The formal definition of uniform continuity says that for any $\epsilon \gt 0$ there is a $\delta \gt 0$ such that $|y-z| \lt \delta \implies |f(y)-f(z)| \lt \epsilon$. I like to think of quantified statements as a game. If somebody says the statement is true and I dispute that, I get to choose all the variables with a $\forall$ in my effort to make the statement false, while they get to choose all the variables with a $\exists$ in an effort to make the statement true. We play in order of the quantifiers, so I choose $\epsilon$ first and choose $1$. Now they have to choose $\delta$. Here is the difference with normal continuity. In the normal continuity definition, I have to choose $y$ before $\delta$ is chosen. For uniform continuity, $\delta$ is chosen before $y$. We assume $\delta$ is given to us. We need to find $y,z$ that are within $\delta$ of each other but $|\frac 1y - \frac 1z| \gt 1$. Here we can just take $z=y+\frac 12\delta$. That keeps them within $\delta$ and we know $\frac 1y \gt \frac 1z$ so we can get rid of the absolute value signs. Now we need $$\frac 1y - \frac 1{y+\frac 12\delta} \gt 1\\ y+\frac 12\delta -y \gt y(y+\frac 12 \delta)\\ \delta \gt 2y^2 + y\delta\gt 2y^2\\ y \lt \sqrt{\frac \delta 2}$$ So I can choose $y=\frac 12 \sqrt \delta, z=y+\frac 12\delta$ and the claim will fail.

Answer 3

Some rough steps :

• Visualize the graph of this function : since you are asked to prove that the function is not uniformly continuous, you must look for a place where the function is increasing really fast (or has steep slope) . (Note : a heuristic is that this can happen near a point where the function takes the value infinity : that point won't be there in the domain, but points close to it will be there)

• Why? Because, at these points, the $x$ coordinates are really close, but the $y$ coordinates are far apart. Remember uniform continuity says that the $y$ - coordinate difference between two points on the function's graph can be uniformly controlled by controlling their $x$-coordinate difference : so the points lying on these high-slope regions are most likely to provide a contradiction.

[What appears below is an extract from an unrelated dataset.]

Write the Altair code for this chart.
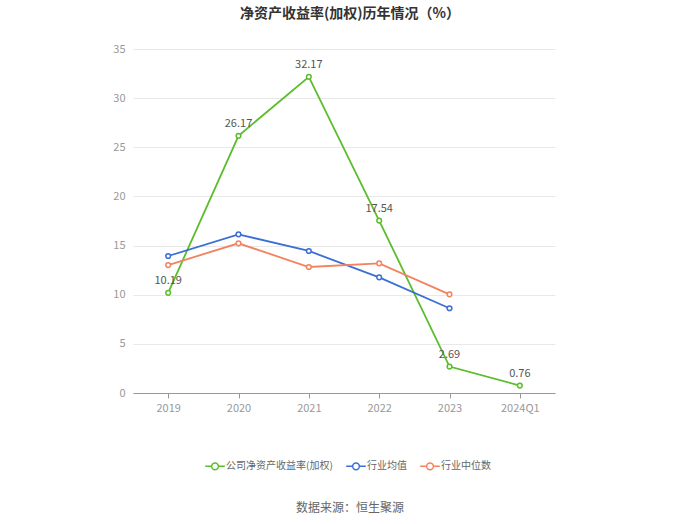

• After doing this, look for points $x,y$ for which the expression for $f(x)$ is very simple. For example, if $f(x) = \sin x$, then for $x$ being multiple of $\frac {\pi}4$, for example, the expression is simple.

• Sometimes, you will be able to do both : find a sequence of points in the slopy region, for which the function values are really easy to evaluate. Then you can compare these values and come to a contradiction.

---

Let us apply these principles for $f(x) = \frac 1x$. Drawing $\frac 1x$ in your head, you see that if $x = 0$ the expression is infinite. So points near $0$ is where you can try to look.

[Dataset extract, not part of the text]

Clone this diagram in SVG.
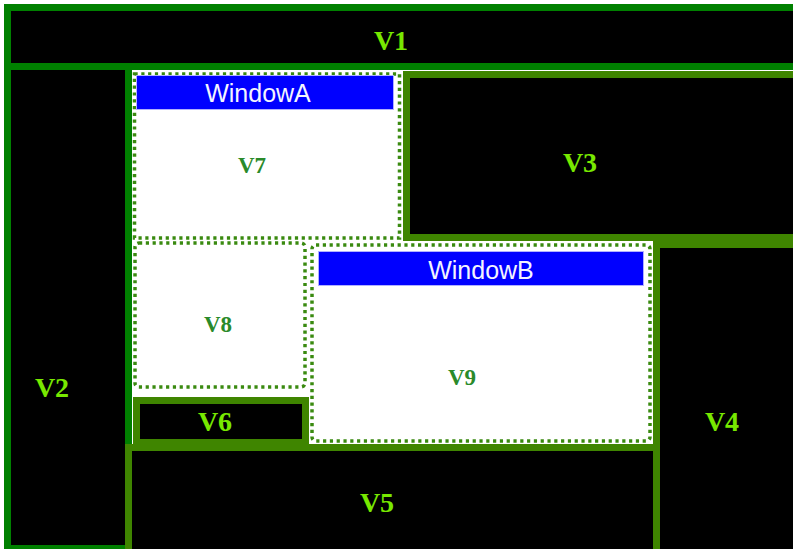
<svg xmlns="http://www.w3.org/2000/svg" width="793" height="549" viewBox="0 0 793 549">
<style>
.blk{fill:#000}
.dk{stroke:#008000;stroke-width:7}
.ol{stroke:#3f8500;stroke-width:7}
.dot{fill:none;stroke:#3a8a10;stroke-width:3.5;stroke-dasharray:3.2 3.6}
.bar{fill:#0000ff;stroke:#b0b0ff;stroke-width:1}
.lbl{font-family:"Liberation Serif",serif;font-weight:bold;font-size:28px;fill:#78e800;text-anchor:middle}
.wl{font-family:"Liberation Serif",serif;font-weight:bold;font-size:23px;fill:#2a8a2a;text-anchor:middle}
.tt{font-family:"Liberation Sans",Arial,sans-serif;font-size:25px;fill:#f4f4ff;text-anchor:middle}
</style>
<rect x="0" y="0" width="793" height="549" fill="#fff"/>
<rect x="130" y="70" width="525" height="376" fill="#fff"/>
<g id="V2"><rect class="blk dk" x="7.5" y="66.5" width="121" height="482"/><text class="lbl" x="52" y="397">V2</text></g>
<g id="V1"><rect class="blk dk" x="7.5" y="7.5" width="800" height="59"/><text class="lbl" x="391" y="50">V1</text></g>
<g id="V3"><rect class="blk ol" x="406.5" y="74.5" width="400" height="163"/><text class="lbl" x="580" y="172">V3</text></g>
<g id="V4"><rect class="blk ol" x="656.5" y="244.5" width="150" height="310"/><text class="lbl" x="722" y="431">V4</text></g>
<g id="V5"><rect class="blk ol" x="128.5" y="447.5" width="528" height="110"/><text class="lbl" x="377" y="512">V5</text></g>
<g id="V6"><rect class="blk ol" x="136.5" y="400.5" width="169" height="42"/><text class="lbl" x="215" y="431">V6</text></g>
<g id="V7"><rect class="dot" x="134.5" y="74" width="265" height="164"/><rect class="bar" x="136.5" y="75.5" width="257" height="34"/><text class="tt" x="258" y="102">WindowA</text><text class="wl" x="252" y="173">V7</text></g>
<g id="V8"><rect class="dot" x="135" y="243" width="170" height="144" rx="4"/><text class="wl" x="218" y="332">V8</text></g>
<g id="V9"><rect class="dot" x="312" y="245" width="338" height="196" rx="4"/><rect class="bar" x="318.5" y="251.5" width="325" height="34"/><text class="tt" x="481" y="279">WindowB</text><text class="wl" x="462" y="385">V9</text></g>
<g id="connectors"/>
</svg>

Note that if $x$ is the reciprocal of an integer, then $f(x) $ is that integer! So taking $x = \frac 1n$ for $n \in \mathbb N$ gives simple values of $f(x)$. Thus, we don't need to complicate matters by looking at the general expression $|f(x)-f(y)|$.

Finally, we notice that if $x_n = \frac{1}{n}$ and $y_n = \frac 1{n+1}$, then $|x_n-y_n|$ can be made small enough, but we always have $|f(x_n)-f(y_n)| = 1$. So, for a given $\delta$, we can easily take such large $N$ that $\frac 1N < \delta$ (and $|x_N - y_N| =x_N-y_N < x_N < \delta$) but $|f(x_n)-f(y_n)| = 1$.

Thus uniform continuity is contradicted with $\epsilon = 1$, because we can find for any $\delta$ a pair of points differing by less than $\delta$ but whose function values have difference $1$.

You can keep these points in mind while approaching "non-uniform continuity" questions.